My first encounter with the buffed-out bugs came when I was a junior high schooler and I lived on Holly Drive near Cahuenga and Franklin at the base of the Hollywood Hills. There used to be a vacant lot on the corner and one day me and all the other hood rats decided to groundskeep the thing into something resembling a baseball diamond… or a BMX track. One or the other. Maybe both.
Anyway, with a ragtag bunch of tools scavenged from various sources on the block, we got to work. And in the middle of carving out either a berm or a baseline with a hoe, I unearthed one of these glistening suckers. Once it righted itself the sucker, close to three inches long, looked right at me — and advanced.
At best I gave out a yelp but it was probably more like a girlie squeal and I brought the hoe down upon it in a big arc and dang if I didn’t cleave the big bug in two, which was even worse because it was still looking at me with those big damp gleamy eyes, but now its separate parts were wriggling like it was even more pissed off than before.
So I did what any self-respecting Hollywood punk would do: I dropped the hoe, screamed and ran the hell away and my panic was enough to enlist the retreat of rest of the groundscrew who took off with me having no idea from what they were running.
From that day on I lived in a pretty irrational fear of Jerusalem crickets — also known as “potato bugs.” And I wasn’t alone.

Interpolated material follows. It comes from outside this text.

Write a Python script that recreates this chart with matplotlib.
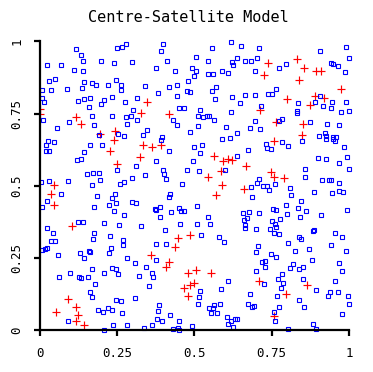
import matplotlib
matplotlib.use("Agg")
from matplotlib import pyplot as plt

# blue squares (roughly top-left to bottom-right)
square_x = [
    0.117, 0.133, 0.139, 0.023, 0.068, 0.197, 0.239, 0.110, 0.139, 0.029, 0.049, 0.142,
    0.168, 0.181, 0.220, 0.006, 0.036, 0.087, 0.136, 0.006, 0.013, 0.123, 0.142, 0.162,
    0.207, 0.233, 0.197, 0.159, 0.010, 0.055, 0.094, 0.168, 0.233, 0.175, 0.191, 0.251,
    0.249, 0.265, 0.278, 0.398, 0.392, 0.298, 0.411, 0.375, 0.437, 0.492, 0.246, 0.262,
    0.262, 0.340, 0.382, 0.417, 0.443, 0.479, 0.476, 0.485, 0.443, 0.314, 0.275, 0.301,
    0.278, 0.294, 0.314, 0.282, 0.450, 0.466, 0.430, 0.443, 0.485, 0.346, 0.333, 0.395,
    0.272,
    0.618, 0.650, 0.709, 0.557, 0.505, 0.544, 0.638, 0.621, 0.625, 0.663, 0.683, 0.702,
    0.505, 0.498, 0.544, 0.560, 0.589, 0.608, 0.696, 0.570, 0.557, 0.566, 0.621, 0.663,
    0.696, 0.738, 0.751, 0.647, 0.715, 0.518, 0.511, 0.527, 0.540, 0.547, 0.563, 0.618,
    0.696, 0.511, 0.602, 0.680, 0.712, 0.638,
    0.990, 0.999, 0.906, 0.942, 0.948, 0.964, 0.987, 0.796, 0.773, 0.764, 0.906, 0.890,
    0.835, 0.916, 0.942, 0.945, 0.990, 0.974, 0.999, 0.832, 0.832, 0.773, 0.783, 0.874,
    0.929, 0.968, 0.922, 0.926, 0.903, 0.948, 0.958,
    0.026, 0.045, 0.019, 0.019, 0.029, 0.162, 0.201, 0.142, 0.120, 0.133, 0.152, 0.172,
    0.191, 0.194, 0.168, 0.003, 0.029, 0.091, 0.068, 0.184, 0.243, 0.233, 0.223, 0.175,
    0.239, 0.023, 0.006, 0.123, 0.139, 0.207, 0.023,
    0.392, 0.417, 0.375, 0.311, 0.249, 0.398, 0.401, 0.408, 0.476, 0.340, 0.298, 0.272,
    0.259, 0.460, 0.421, 0.417, 0.246, 0.298, 0.311, 0.372, 0.375, 0.388, 0.450, 0.456,
    0.466, 0.424, 0.272, 0.388, 0.256, 0.327, 0.453, 0.404,
    0.589, 0.615, 0.498, 0.524, 0.518, 0.495, 0.673, 0.638, 0.731, 0.735, 0.748, 0.515,
    0.599, 0.709, 0.702, 0.722, 0.735, 0.741, 0.683, 0.686, 0.508, 0.544, 0.508, 0.550,
    0.657, 0.676, 0.709, 0.670, 0.660, 0.663, 0.663, 0.699, 0.751, 0.744,
    0.783, 0.803, 0.848, 0.926, 0.948, 0.955, 0.984, 0.900, 0.926, 0.994, 0.968, 0.999,
    0.858, 0.858, 0.913, 0.935, 0.942, 0.968, 0.761, 0.809, 0.812, 0.887, 0.945, 0.968,
    0.981, 0.845, 0.796, 0.835, 0.861, 0.754, 0.764, 0.799, 0.841, 0.909, 0.994, 0.777,
    0.761, 0.764, 0.887, 0.883,
    0.042, 0.175, 0.227, 0.172, 0.036, 0.049, 0.006, 0.016, 0.023, 0.230, 0.159, 0.162,
    0.223, 0.129, 0.058, 0.142, 0.168, 0.233, 0.207, 0.097, 0.061, 0.126, 0.133, 0.155,
    0.178, 0.162, 0.168, 0.188, 0.204, 0.220, 0.233, 0.091, 0.236, 0.207,
    0.269, 0.269, 0.375, 0.408, 0.282, 0.307, 0.375, 0.343, 0.246, 0.252, 0.320, 0.362,
    0.366, 0.353, 0.246, 0.262, 0.307, 0.265, 0.385, 0.382, 0.421, 0.379, 0.395, 0.450,
    0.282, 0.337, 0.362, 0.430, 0.447, 0.450, 0.492,
    0.521, 0.579, 0.595, 0.706, 0.699, 0.748, 0.718, 0.728, 0.728, 0.699, 0.608, 0.586,
    0.518, 0.515, 0.511, 0.583, 0.563, 0.547, 0.560, 0.553, 0.573, 0.680, 0.673, 0.686,
    0.693, 0.725, 0.605, 0.618, 0.608, 0.625, 0.631, 0.638,
    0.757, 0.773, 0.838, 0.845, 0.955, 0.977, 0.942, 0.803, 0.871, 0.825, 0.990, 0.764,
    0.880, 0.819, 0.809, 0.838, 0.851, 0.968, 0.977, 0.783, 0.770, 0.786, 0.851, 0.955,
    0.780, 0.893, 0.939, 0.932, 0.964, 0.997, 0.767, 0.838, 0.999, 0.773, 0.854, 0.757,
    0.977, 0.761, 0.883, 0.803, 0.893,
]
square_y = [
    0.975, 0.954, 0.934, 0.920, 0.920, 0.934, 0.927, 0.902, 0.899, 0.864, 0.871, 0.861,
    0.857, 0.851, 0.851, 0.833, 0.833, 0.837, 0.840, 0.806, 0.792, 0.795, 0.802, 0.806,
    0.799, 0.809, 0.785, 0.774, 0.729, 0.702, 0.722, 0.743, 0.743, 0.712, 0.678, 0.680,
    0.979, 0.982, 0.992, 0.992, 0.968, 0.930, 0.934, 0.909, 0.899, 0.909, 0.868, 0.851,
    0.833, 0.847, 0.823, 0.844, 0.851, 0.864, 0.830, 0.826, 0.812, 0.806, 0.792, 0.764,
    0.740, 0.743, 0.729, 0.716, 0.770, 0.771, 0.729, 0.712, 0.688, 0.695, 0.678, 0.671,
    0.674,
    0.999, 0.985, 0.979, 0.979, 0.947, 0.934, 0.944, 0.930, 0.920, 0.934, 0.934, 0.944,
    0.899, 0.882, 0.889, 0.889, 0.899, 0.892, 0.899, 0.844, 0.830, 0.802, 0.809, 0.816,
    0.816, 0.819, 0.819, 0.788, 0.778, 0.764, 0.743, 0.740, 0.743, 0.743, 0.729, 0.757,
    0.726, 0.709, 0.705, 0.702, 0.698, 0.684,
    0.982, 0.944, 0.968, 0.927, 0.923, 0.916, 0.896, 0.923, 0.909, 0.837, 0.812, 0.792,
    0.788, 0.778, 0.771, 0.792, 0.792, 0.757, 0.761, 0.761, 0.754, 0.726, 0.733, 0.722,
    0.716, 0.712, 0.684, 0.674, 0.674, 0.671, 0.671,
    0.657, 0.653, 0.643, 0.622, 0.622, 0.643, 0.643, 0.619, 0.591, 0.594, 0.543, 0.546,
    0.546, 0.522, 0.504, 0.515, 0.518, 0.518, 0.473, 0.466, 0.473, 0.460, 0.435, 0.428,
    0.415, 0.449, 0.428, 0.376, 0.376, 0.373, 0.356,
    0.660, 0.622, 0.588, 0.570, 0.556, 0.556, 0.543, 0.525, 0.556, 0.539, 0.529, 0.515,
    0.508, 0.508, 0.473, 0.463, 0.442, 0.446, 0.442, 0.421, 0.418, 0.428, 0.425, 0.415,
    0.415, 0.411, 0.401, 0.394, 0.366, 0.363, 0.370, 0.349,
    0.664, 0.667, 0.636, 0.643, 0.615, 0.588, 0.626, 0.605, 0.646, 0.633, 0.629, 0.553,
    0.556, 0.525, 0.511, 0.501, 0.501, 0.487, 0.498, 0.463, 0.432, 0.394, 0.370, 0.370,
    0.408, 0.411, 0.408, 0.390, 0.383, 0.366, 0.356, 0.352, 0.380, 0.352,
    0.653, 0.639, 0.657, 0.664, 0.664, 0.657, 0.636, 0.598, 0.594, 0.601, 0.581, 0.560,
    0.560, 0.532, 0.522, 0.522, 0.522, 0.511, 0.508, 0.494, 0.470, 0.480, 0.477, 0.484,
    0.480, 0.449, 0.435, 0.425, 0.415, 0.421, 0.418, 0.404, 0.394, 0.401, 0.418, 0.387,
    0.370, 0.359, 0.349, 0.345,
    0.338, 0.338, 0.328, 0.318, 0.311, 0.311, 0.280, 0.283, 0.287, 0.287, 0.276, 0.273,
    0.269, 0.269, 0.262, 0.252, 0.214, 0.217, 0.200, 0.200, 0.186, 0.186, 0.183, 0.186,
    0.162, 0.134, 0.117, 0.072, 0.065, 0.079, 0.072, 0.034, 0.020, 0.000,
    0.314, 0.297, 0.300, 0.300, 0.252, 0.235, 0.245, 0.221, 0.214, 0.197, 0.190, 0.200,
    0.186, 0.155, 0.107, 0.103, 0.113, 0.062, 0.089, 0.069, 0.055, 0.041, 0.034, 0.034,
    0.020, 0.010, 0.020, 0.006, 0.010, 0.000, 0.017,
    0.331, 0.325, 0.307, 0.293, 0.273, 0.266, 0.238, 0.242, 0.221, 0.207, 0.172, 0.145,
    0.138, 0.117, 0.093, 0.093, 0.089, 0.079, 0.079, 0.062, 0.062, 0.127, 0.093, 0.082,
    0.086, 0.162, 0.048, 0.034, 0.024, 0.013, 0.041, 0.041,
    0.338, 0.335, 0.325, 0.318, 0.338, 0.325, 0.297, 0.304, 0.283, 0.276, 0.276, 0.255,
    0.245, 0.231, 0.217, 0.214, 0.221, 0.235, 0.207, 0.197, 0.179, 0.165, 0.179, 0.172,
    0.148, 0.141, 0.134, 0.120, 0.134, 0.120, 0.120, 0.107, 0.093, 0.082, 0.082, 0.065,
    0.058, 0.034, 0.024, 0.006, 0.006,
]

# red crosses
cross_x = [
    0.000, 0.000, 0.117, 0.134, 0.193, 0.244, 0.346, 0.328, 0.418, 0.739, 0.726, 0.713,
    0.833, 0.855, 0.894, 0.910, 0.839, 0.975, 0.891, 0.920, 0.800, 0.875, 0.764, 0.852,
    0.849, 0.240, 0.228, 0.046, 0.037, 0.046, 0.105, 0.334, 0.363, 0.393, 0.325, 0.250,
    0.564, 0.593, 0.609, 0.622, 0.587, 0.668, 0.545, 0.590, 0.571, 0.661, 0.749, 0.757,
    0.758, 0.791, 0.092, 0.117, 0.053, 0.124, 0.117, 0.143, 0.448, 0.486, 0.438, 0.360,
    0.418, 0.409, 0.480, 0.486, 0.499, 0.467, 0.480, 0.506, 0.554, 0.710, 0.865, 0.797,
    0.758,
]
cross_y = [
    0.767, 0.749, 0.738, 0.714, 0.680, 0.689, 0.791, 0.752, 0.748, 0.925, 0.883, 0.764,
    0.938, 0.907, 0.897, 0.897, 0.866, 0.835, 0.810, 0.803, 0.800, 0.779, 0.720, 0.714,
    0.675, 0.659, 0.621, 0.502, 0.471, 0.433, 0.361, 0.643, 0.636, 0.643, 0.601, 0.575,
    0.603, 0.585, 0.592, 0.589, 0.553, 0.568, 0.530, 0.502, 0.468, 0.489, 0.547, 0.657,
    0.530, 0.528, 0.108, 0.080, 0.064, 0.053, 0.033, 0.018, 0.319, 0.331, 0.288, 0.260,
    0.236, 0.219, 0.198, 0.156, 0.163, 0.146, 0.118, 0.208, 0.198, 0.170, 0.156, 0.125,
    0.051,
]

ticks = [0, 0.25, 0.5, 0.75, 1]
tick_labels = ["0", "0.25", "0.5", "0.75", "1"]

plt.rcParams["font.family"] = "DejaVu Sans Mono"

fig = plt.figure(figsize=(3.73, 3.72), dpi=100)
ax = fig.add_axes([0.1072, 0.1116, 0.8284, 0.7769])

ax.plot(cross_x, cross_y, linestyle="none", marker="+", color="#ff0000",
        markersize=5.2, markeredgewidth=0.85)
ax.plot(square_x, square_y, linestyle="none", marker="s", markerfacecolor="none",
        markeredgecolor="#0000ff", markersize=3.5, markeredgewidth=0.8, clip_on=False)

ax.set_xlim(0, 1)
ax.set_ylim(0, 1)
ax.set_xticks(ticks)
ax.set_xticklabels(tick_labels)
ax.set_yticks(ticks)
ax.set_yticklabels(tick_labels, rotation=90, va="center")

for s in ["top", "right"]:
    ax.spines[s].set_visible(False)
for s in ["left", "bottom"]:
    ax.spines[s].set_linewidth(1.6)
    ax.spines[s].set_capstyle("projecting")

ax.tick_params(direction="out", length=4, width=1.6, labelsize=9, pad=8, colors="black")

fig.text(0.504, 0.952, "Centre-Satellite Model", ha="center", va="center", fontsize=11)

fig.savefig("out.png", dpi=100)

But then came the breakthrough last week on Santa Cruz Island. Maybe it was being so close to nature in such a pristine state. Maybe it was just that I’d finally outgrown my fear. Or maybe it was that my recent introduction to “camel spiders” (aka “wind scorpions”) have now supplanted Jerusalem crickets in my book as the most freaky critter alive. Whatever it was that eased my mind, when one of the pen crew flipped some earth and out crawled an exceptional representative of the species, I didn’t run screaming like the girlie boy I once was. I hunkered down with my digicam and took pictures as the guy worked to dig himself away from me.
Nice, huh?
But the breakthrough was not finished until the following day when, having heard me boasting of overcoming my potato bug phobia, the pen crew leader walked over cupping his gloved hands and deposited a jumble of grass and dirt into my hands that just so happened to include another excellent specimen.
Looking and photographing one from a safe distance is one thing, but letting one crawl on me? Why the heck not? And sure, my hands being gloved might not be as impressive as being bare-handed, but it takes nothing away from the fact that as little as five months ago when I last encountered a mortally injured one on a trail while mountain bike riding in the Verdugos, I couldn’t even bring myself to put it out of its misery with a stomp of my shoe… I had to find a rock big enough for the job and then had to slam it down for all I was worth and not even look to see if I’d finished it off.